My husband's friend forwarded him this news segment today. It's about how creeps can track down your child's location via embedded info in photos taken with smartphones, pics that get emailed or uploaded to the Web.
The report seems somewhat sensationalized. A few months ago, I interviewed the national safety director of The National Center for Missing and Exploited Children, Nancy McBride, for an article I was working on about toddlers and stranger danger. At the end of the conversation I mentioned I had a blog, and expressed concerns I've had about exposing the kids. Yes, I thought that over long and hard when I started writing here, and discussed it many times with Dave. But in the end we decided to go public for the greater good, inspiring other families.
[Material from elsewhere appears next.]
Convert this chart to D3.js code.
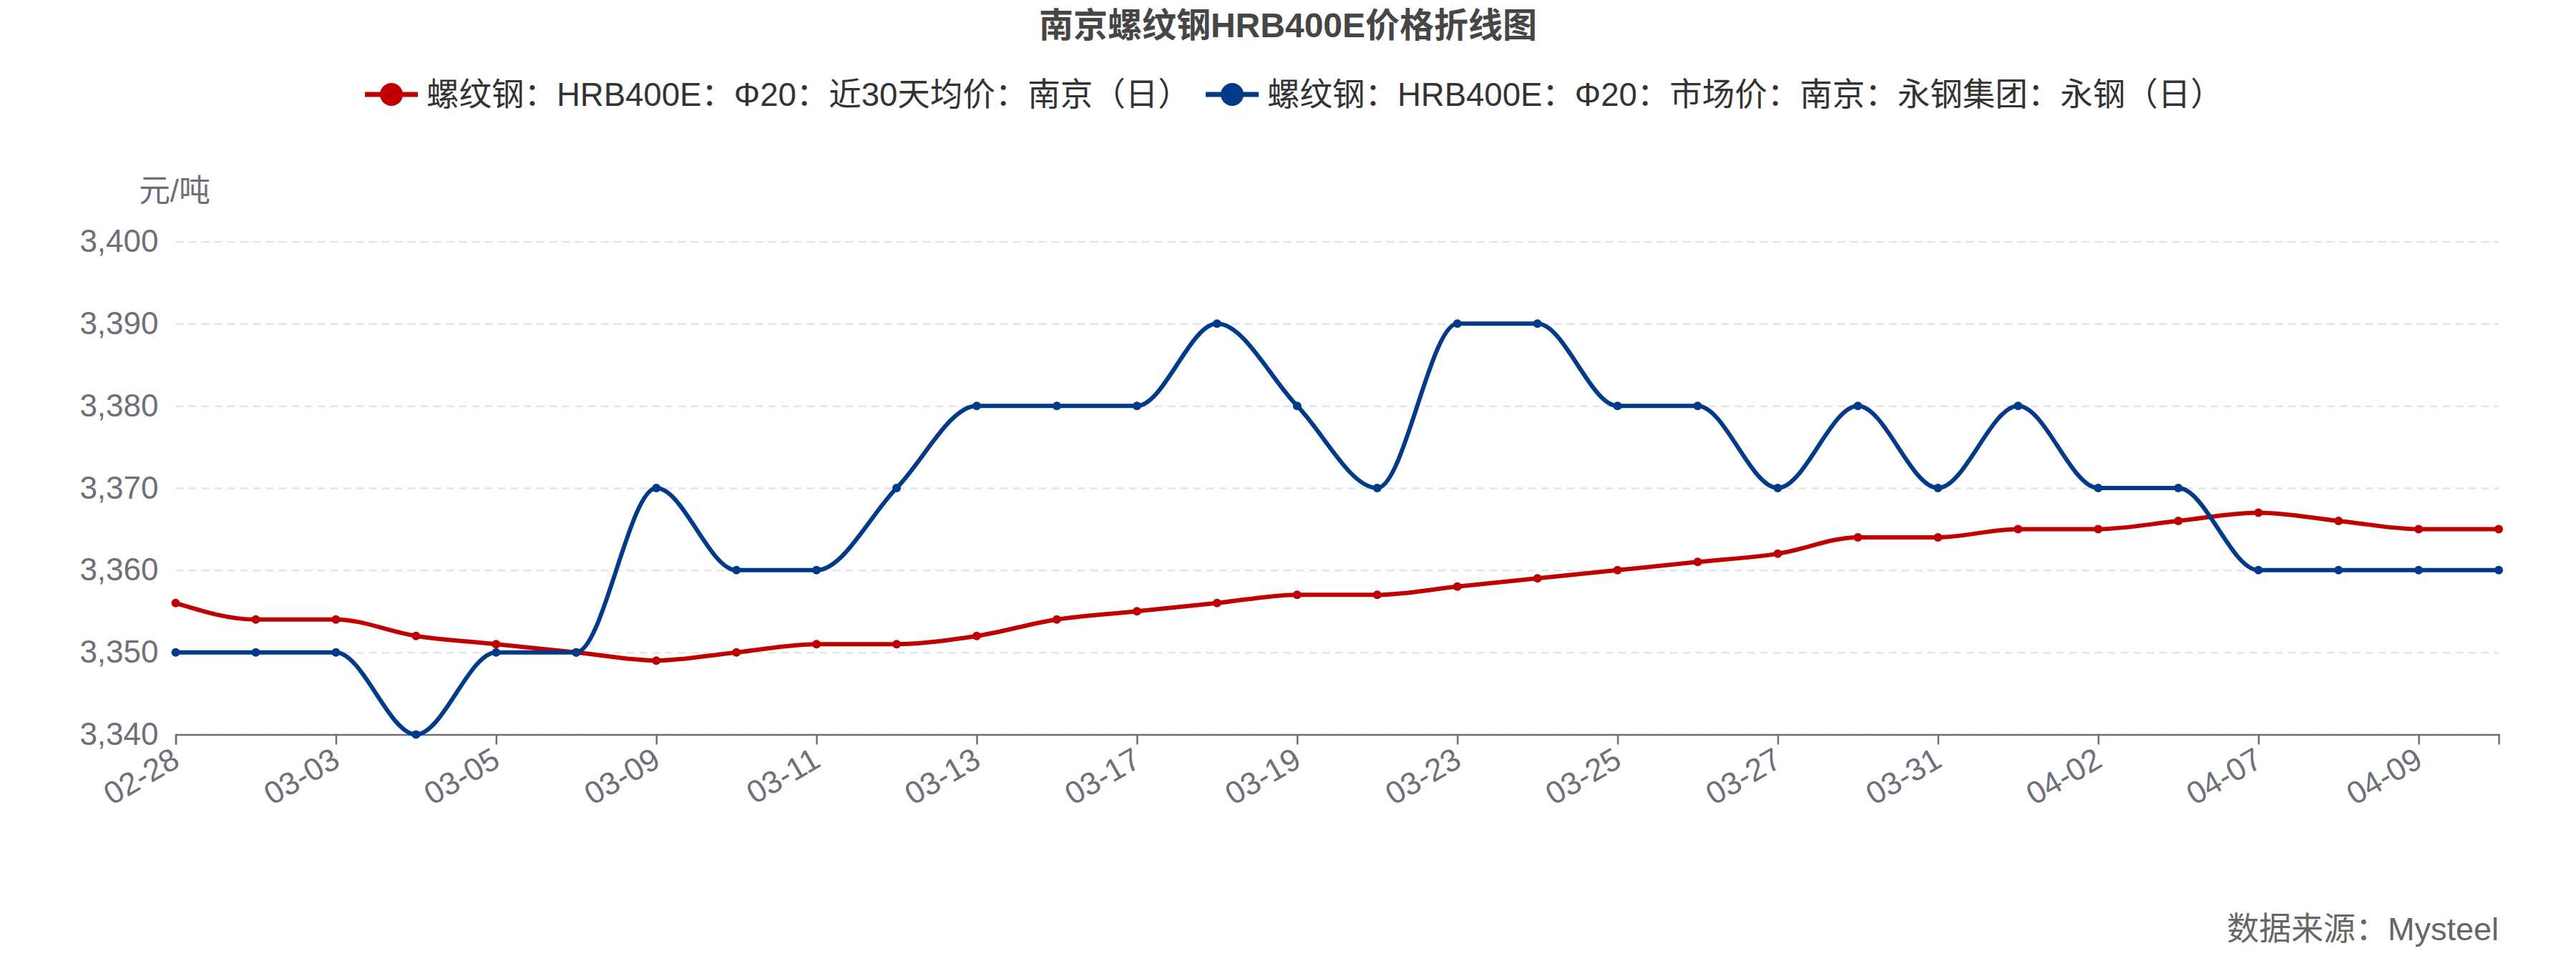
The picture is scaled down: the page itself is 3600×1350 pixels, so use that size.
<head>
  <title>南京螺纹钢HRB400E价格折线图</title>
  <script src="https://d3js.org/d3.v7.min.js"></script>
  <style>
    body { margin: 0; background: #fff; }
    text { font-family: "Liberation Sans", Arial, "Noto Sans CJK SC", sans-serif; }
  </style>
</head>

<body>

<svg id="chart" width="3600" height="1350"></svg>

<script>
    var dates = ["02-28", "03-02", "03-03", "03-04", "03-05", "03-06", "03-09", "03-10", "03-11", "03-12",
        "03-13", "03-16", "03-17", "03-18", "03-19", "03-20", "03-23", "03-24", "03-25", "03-26",
        "03-27", "03-30", "03-31", "04-01", "04-02", "04-03", "04-07", "04-08", "04-09", "04-10"];

    // 近30天均价
    var avg30 = [3356, 3354, 3354, 3352, 3351, 3350, 3349, 3350, 3351, 3351,
        3352, 3354, 3355, 3356, 3357, 3357, 3358, 3359, 3360, 3361,
        3362, 3364, 3364, 3365, 3365, 3366, 3367, 3366, 3365, 3365];

    // 市场价 永钢
    var market = [3350, 3350, 3350, 3340, 3350, 3350, 3370, 3360, 3360, 3370,
        3380, 3380, 3380, 3390, 3380, 3370, 3390, 3390, 3380, 3380,
        3370, 3380, 3370, 3380, 3370, 3370, 3360, 3360, 3360, 3360];

    var seriesNames = ["螺纹钢：HRB400E：Φ20：近30天均价：南京（日）",
        "螺纹钢：HRB400E：Φ20：市场价：南京：永钢集团：永钢（日）"];
    var colors = ["#c00000", "#003a88"];
    var yTicks = [3340, 3350, 3360, 3370, 3380, 3390, 3400];

    var svg = d3.select("#chart"),
        margin = {top: 337.5, right: 108, bottom: 323.5, left: 245.5},
        width = +svg.attr("width"),
        height = +svg.attr("height");

    var x = d3.scalePoint()
        .domain(dates)
        .range([margin.left, width - margin.right]);

    var y = d3.scaleLinear()
        .domain([3340, 3400])
        .range([height - margin.bottom, margin.top]);

    // title
    svg.append("text")
        .attr("x", 1800)
        .attr("y", 52)
        .attr("text-anchor", "middle")
        .attr("font-size", 48)
        .attr("font-weight", "bold")
        .attr("fill", "#464646")
        .text("南京螺纹钢HRB400E价格折线图");

    // y axis + grid
    var yAxis = svg.append("g")
        .attr("class", "y-axis")
        .attr("transform", `translate(${margin.left},0)`)
        .call(d3.axisLeft(y)
            .tickValues(yTicks)
            .tickFormat(d3.format(","))
            .tickSize(-(width - margin.left - margin.right))
            .tickPadding(24));

    yAxis.select(".domain").remove();
    yAxis.selectAll("line")
        .attr("stroke", "#e0e6f1")
        .attr("stroke-width", 2.5)
        .attr("stroke-dasharray", "11,7");
    yAxis.selectAll("text")
        .attr("font-size", 44)
        .attr("fill", "#6e7079");

    svg.append("text")
        .attr("x", 244)
        .attr("y", 282)
        .attr("text-anchor", "middle")
        .attr("font-size", 44)
        .attr("fill", "#6e7079")
        .text("元/吨");

    // x axis
    var xAxis = svg.append("g")
        .attr("class", "x-axis")
        .attr("transform", `translate(0,${height - margin.bottom})`)
        .call(d3.axisBottom(x)
            .tickValues(dates.filter((d, i) => i % 2 === 0))
            .tickSizeOuter(0)
            .tickSize(14));

    xAxis.select(".domain")
        .attr("stroke", "#6e7079")
        .attr("stroke-width", 2.5);
    xAxis.selectAll("line")
        .attr("stroke", "#6e7079")
        .attr("stroke-width", 2.5);
    xAxis.selectAll("text")
        .attr("font-size", 44)
        .attr("fill", "#6e7079")
        .attr("text-anchor", "end")
        .attr("y", 0)
        .attr("dy", "0.35em")
        .attr("transform", "translate(0,30) rotate(-30)");

    var line = d3.line()
        .x((d, i) => x(dates[i]))
        .y(d => y(d))
        .curve(d3.curveMonotoneX);

    [avg30, market].forEach(function (values, k) {
        svg.append("path")
            .datum(values)
            .attr("fill", "none")
            .attr("stroke", colors[k])
            .attr("stroke-width", 6)
            .attr("d", line);

        svg.append("g")
            .selectAll("circle")
            .data(values)
            .join("circle")
            .attr("cx", (d, i) => x(dates[i]))
            .attr("cy", d => y(d))
            .attr("r", 6)
            .attr("fill", colors[k]);
    });

    // legend
    var legendX = [510, 1685];
    var legend = svg.append("g")
        .attr("class", "legend")
        .attr("transform", "translate(0,132)");
    seriesNames.forEach(function (name, k) {
        var item = legend.append("g").attr("transform", `translate(${legendX[k]},0)`);
        item.append("line")
            .attr("x1", 0).attr("x2", 74)
            .attr("y1", 0).attr("y2", 0)
            .attr("stroke", colors[k])
            .attr("stroke-width", 7);
        item.append("circle")
            .attr("cx", 37).attr("cy", 0)
            .attr("r", 16)
            .attr("fill", colors[k]);
        item.append("text")
            .attr("x", 86)
            .attr("dy", "0.35em")
            .attr("font-size", 45.5)
            .attr("fill", "#333")
            .text(name);
    });

    // source
    svg.append("text")
        .attr("x", width - margin.right)
        .attr("y", 1314)
        .attr("text-anchor", "end")
        .attr("font-size", 45)
        .attr("fill", "#666")
        .text("数据来源：Mysteel");

</script>
</body>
McBride informed me that the vast majority of kidnapping cases involve family members. Additionally, I've read that most cases of molestation also involve family members, or people living in your 'hood—as in, people who already know your child. Not sickos who swoop in from out of nowhere.
I'm not trying to make light of the issue; too many kids get molested. Now that I've got creeps on the brain, I took a look at the number of registered offenders who live in our area, and the map on Family Watchdog showed 301 offenders. Not one was in our city per se, but still.
This is a new electronic world we live in. And I'm no tech expert, but it seems like a fine idea to change the geographical settings on your phone (aka geotagging) to private. I did.